Closed Rishav09 closed 4 years ago
anyone working on this issue?
I note @Hiestaa 's excellent response in another issue about guidance for adding new words to the lexicon, and emphasize that the lexicon file is TAB separated (so adding new words and valence score with space-only separations won't work).
The README provides a description of the values in the lexicon.

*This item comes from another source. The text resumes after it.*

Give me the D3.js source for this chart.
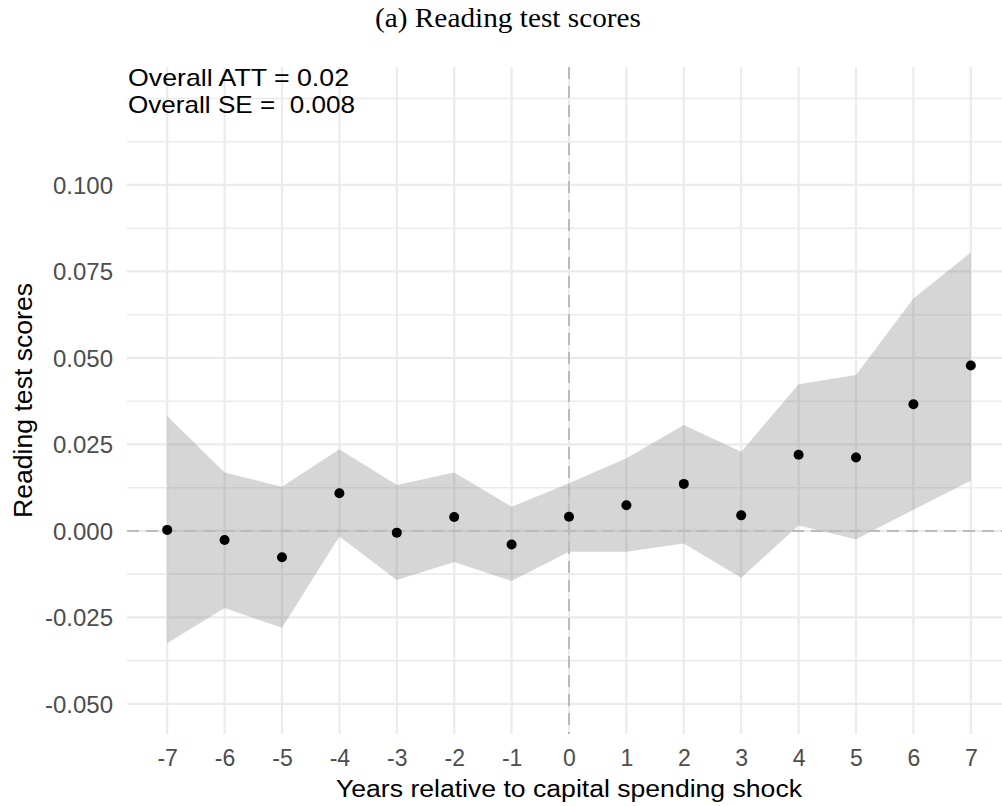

The vader_lexicon.txt holds the following TAB SEPARATED format:
Token | Valence | Standard Deviation | Human Ratings |
---|---|---|---|
(:< | -0.2 |
2.03961 |
[-2, -3, 1, 1, 2, -1, 2, 1, -4, 1] |
amorphous | -0.2 |
0.4 |
[0, 0, 0, 0, 0, 0, -1, 0, 0, -1] |
If you want to follow the same rigorous process as the author of the study, you should find 10 independent humans to evaluate each word you want to add to the lexicon, make sure the standard deviation doesn't exceed 2.5, and take the average rating for the valence. This will keep the file consistent.
Now if you just want to make the algorithm work on these new cases quickly, the standard deviation and human ratings are indeed not necessary. Only the token and valences are used.
Originally posted by @Hiestaa in https://github.com/cjhutto/vaderSentiment/issues/28#issuecomment-329506640
I am trying to write multiple words of Hindi language to vader Sentiment using this
But it is not correctly predicting the new words.